--- start COLLECTED MATERIAL ---

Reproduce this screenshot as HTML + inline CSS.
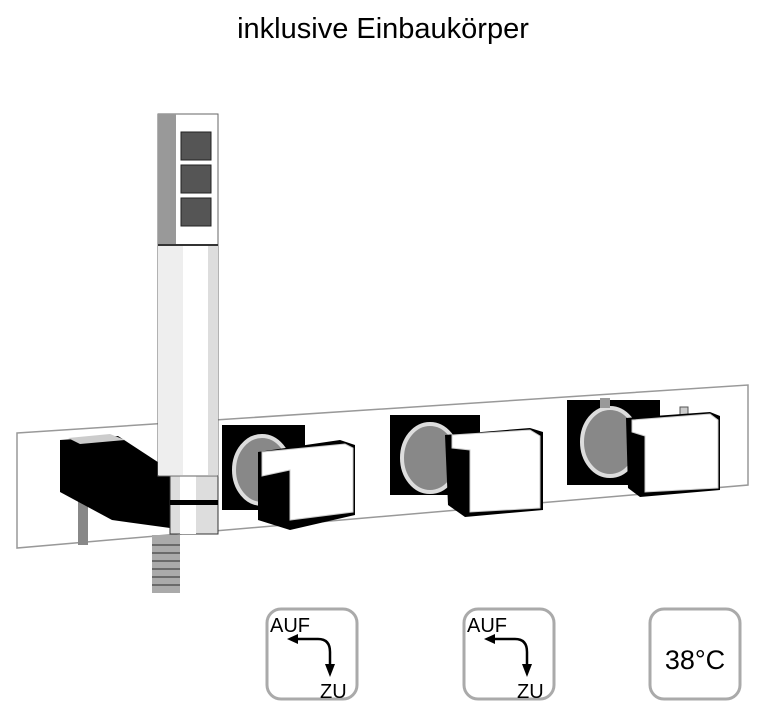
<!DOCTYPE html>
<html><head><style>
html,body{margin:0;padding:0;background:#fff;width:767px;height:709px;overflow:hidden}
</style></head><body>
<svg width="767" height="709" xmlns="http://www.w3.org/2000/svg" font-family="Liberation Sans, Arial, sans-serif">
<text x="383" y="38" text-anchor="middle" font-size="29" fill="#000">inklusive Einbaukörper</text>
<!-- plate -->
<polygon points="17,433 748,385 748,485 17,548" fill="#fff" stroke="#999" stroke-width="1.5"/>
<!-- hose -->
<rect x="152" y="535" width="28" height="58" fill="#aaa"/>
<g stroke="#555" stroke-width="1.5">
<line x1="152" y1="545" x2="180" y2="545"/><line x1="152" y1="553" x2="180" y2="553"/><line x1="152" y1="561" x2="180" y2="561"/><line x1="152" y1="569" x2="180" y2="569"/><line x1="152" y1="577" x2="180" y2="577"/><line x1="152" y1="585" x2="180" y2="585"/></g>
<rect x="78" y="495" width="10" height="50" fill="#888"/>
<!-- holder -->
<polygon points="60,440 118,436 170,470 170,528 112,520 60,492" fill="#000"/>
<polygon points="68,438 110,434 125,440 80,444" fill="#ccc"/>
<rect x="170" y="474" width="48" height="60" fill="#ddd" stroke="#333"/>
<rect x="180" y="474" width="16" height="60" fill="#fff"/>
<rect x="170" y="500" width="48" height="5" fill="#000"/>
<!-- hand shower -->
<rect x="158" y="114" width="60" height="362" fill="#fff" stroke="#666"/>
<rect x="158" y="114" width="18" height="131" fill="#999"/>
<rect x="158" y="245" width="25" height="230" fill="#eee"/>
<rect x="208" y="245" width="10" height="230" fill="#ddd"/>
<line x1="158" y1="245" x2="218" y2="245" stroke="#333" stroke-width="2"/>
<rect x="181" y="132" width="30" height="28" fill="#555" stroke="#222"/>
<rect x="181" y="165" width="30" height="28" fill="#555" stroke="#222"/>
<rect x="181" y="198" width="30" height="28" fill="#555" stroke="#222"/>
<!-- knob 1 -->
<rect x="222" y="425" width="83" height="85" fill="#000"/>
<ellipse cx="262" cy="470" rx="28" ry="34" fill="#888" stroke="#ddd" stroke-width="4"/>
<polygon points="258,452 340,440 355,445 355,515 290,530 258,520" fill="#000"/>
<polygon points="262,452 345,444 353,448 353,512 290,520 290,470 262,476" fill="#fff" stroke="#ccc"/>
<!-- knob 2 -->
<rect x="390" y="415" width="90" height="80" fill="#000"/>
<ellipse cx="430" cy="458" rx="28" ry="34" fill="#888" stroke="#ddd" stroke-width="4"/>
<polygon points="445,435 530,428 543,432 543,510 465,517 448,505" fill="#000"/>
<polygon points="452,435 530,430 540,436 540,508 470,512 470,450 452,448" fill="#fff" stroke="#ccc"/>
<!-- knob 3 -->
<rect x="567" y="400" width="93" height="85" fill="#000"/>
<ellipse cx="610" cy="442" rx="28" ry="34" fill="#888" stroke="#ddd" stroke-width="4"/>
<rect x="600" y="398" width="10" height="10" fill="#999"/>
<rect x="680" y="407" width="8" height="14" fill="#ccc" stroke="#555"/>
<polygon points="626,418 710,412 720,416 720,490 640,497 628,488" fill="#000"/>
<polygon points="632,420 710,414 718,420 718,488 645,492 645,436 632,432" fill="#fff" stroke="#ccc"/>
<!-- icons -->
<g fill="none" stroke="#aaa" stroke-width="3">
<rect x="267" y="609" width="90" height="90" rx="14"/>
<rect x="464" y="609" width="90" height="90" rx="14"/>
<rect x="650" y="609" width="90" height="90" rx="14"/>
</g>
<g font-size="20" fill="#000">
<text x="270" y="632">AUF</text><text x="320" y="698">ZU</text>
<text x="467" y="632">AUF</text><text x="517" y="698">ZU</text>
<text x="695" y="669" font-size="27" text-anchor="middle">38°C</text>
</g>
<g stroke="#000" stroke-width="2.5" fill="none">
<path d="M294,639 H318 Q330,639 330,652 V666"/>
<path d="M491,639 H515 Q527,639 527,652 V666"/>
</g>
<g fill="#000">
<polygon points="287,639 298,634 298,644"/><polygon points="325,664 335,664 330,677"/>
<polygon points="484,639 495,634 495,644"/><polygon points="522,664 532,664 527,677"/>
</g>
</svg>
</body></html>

--- end COLLECTED MATERIAL ---

Give all the lines above again, character for character, without pictures.

Reproduce this screenshot as HTML + inline CSS.
<!DOCTYPE html>
<html><head><style>
html,body{margin:0;padding:0;background:#fff;width:767px;height:709px;overflow:hidden}
</style></head><body>
<svg width="767" height="709" xmlns="http://www.w3.org/2000/svg" font-family="Liberation Sans, Arial, sans-serif">
<text x="383" y="38" text-anchor="middle" font-size="29" fill="#000">inklusive Einbaukörper</text>
<!-- plate -->
<polygon points="17,433 748,385 748,485 17,548" fill="#fff" stroke="#999" stroke-width="1.5"/>
<!-- hose -->
<rect x="152" y="535" width="28" height="58" fill="#aaa"/>
<g stroke="#555" stroke-width="1.5">
<line x1="152" y1="545" x2="180" y2="545"/><line x1="152" y1="553" x2="180" y2="553"/><line x1="152" y1="561" x2="180" y2="561"/><line x1="152" y1="569" x2="180" y2="569"/><line x1="152" y1="577" x2="180" y2="577"/><line x1="152" y1="585" x2="180" y2="585"/></g>
<rect x="78" y="495" width="10" height="50" fill="#888"/>
<!-- holder -->
<polygon points="60,440 118,436 170,470 170,528 112,520 60,492" fill="#000"/>
<polygon points="68,438 110,434 125,440 80,444" fill="#ccc"/>
<rect x="170" y="474" width="48" height="60" fill="#ddd" stroke="#333"/>
<rect x="180" y="474" width="16" height="60" fill="#fff"/>
<rect x="170" y="500" width="48" height="5" fill="#000"/>
<!-- hand shower -->
<rect x="158" y="114" width="60" height="362" fill="#fff" stroke="#666"/>
<rect x="158" y="114" width="18" height="131" fill="#999"/>
<rect x="158" y="245" width="25" height="230" fill="#eee"/>
<rect x="208" y="245" width="10" height="230" fill="#ddd"/>
<line x1="158" y1="245" x2="218" y2="245" stroke="#333" stroke-width="2"/>
<rect x="181" y="132" width="30" height="28" fill="#555" stroke="#222"/>
<rect x="181" y="165" width="30" height="28" fill="#555" stroke="#222"/>
<rect x="181" y="198" width="30" height="28" fill="#555" stroke="#222"/>
<!-- knob 1 -->
<rect x="222" y="425" width="83" height="85" fill="#000"/>
<ellipse cx="262" cy="470" rx="28" ry="34" fill="#888" stroke="#ddd" stroke-width="4"/>
<polygon points="258,452 340,440 355,445 355,515 290,530 258,520" fill="#000"/>
<polygon points="262,452 345,444 353,448 353,512 290,520 290,470 262,476" fill="#fff" stroke="#ccc"/>
<!-- knob 2 -->
<rect x="390" y="415" width="90" height="80" fill="#000"/>
<ellipse cx="430" cy="458" rx="28" ry="34" fill="#888" stroke="#ddd" stroke-width="4"/>
<polygon points="445,435 530,428 543,432 543,510 465,517 448,505" fill="#000"/>
<polygon points="452,435 530,430 540,436 540,508 470,512 470,450 452,448" fill="#fff" stroke="#ccc"/>
<!-- knob 3 -->
<rect x="567" y="400" width="93" height="85" fill="#000"/>
<ellipse cx="610" cy="442" rx="28" ry="34" fill="#888" stroke="#ddd" stroke-width="4"/>
<rect x="600" y="398" width="10" height="10" fill="#999"/>
<rect x="680" y="407" width="8" height="14" fill="#ccc" stroke="#555"/>
<polygon points="626,418 710,412 720,416 720,490 640,497 628,488" fill="#000"/>
<polygon points="632,420 710,414 718,420 718,488 645,492 645,436 632,432" fill="#fff" stroke="#ccc"/>
<!-- icons -->
<g fill="none" stroke="#aaa" stroke-width="3">
<rect x="267" y="609" width="90" height="90" rx="14"/>
<rect x="464" y="609" width="90" height="90" rx="14"/>
<rect x="650" y="609" width="90" height="90" rx="14"/>
</g>
<g font-size="20" fill="#000">
<text x="270" y="632">AUF</text><text x="320" y="698">ZU</text>
<text x="467" y="632">AUF</text><text x="517" y="698">ZU</text>
<text x="695" y="669" font-size="27" text-anchor="middle">38°C</text>
</g>
<g stroke="#000" stroke-width="2.5" fill="none">
<path d="M294,639 H318 Q330,639 330,652 V666"/>
<path d="M491,639 H515 Q527,639 527,652 V666"/>
</g>
<g fill="#000">
<polygon points="287,639 298,634 298,644"/><polygon points="325,664 335,664 330,677"/>
<polygon points="484,639 495,634 495,644"/><polygon points="522,664 532,664 527,677"/>
</g>
</svg>
</body></html>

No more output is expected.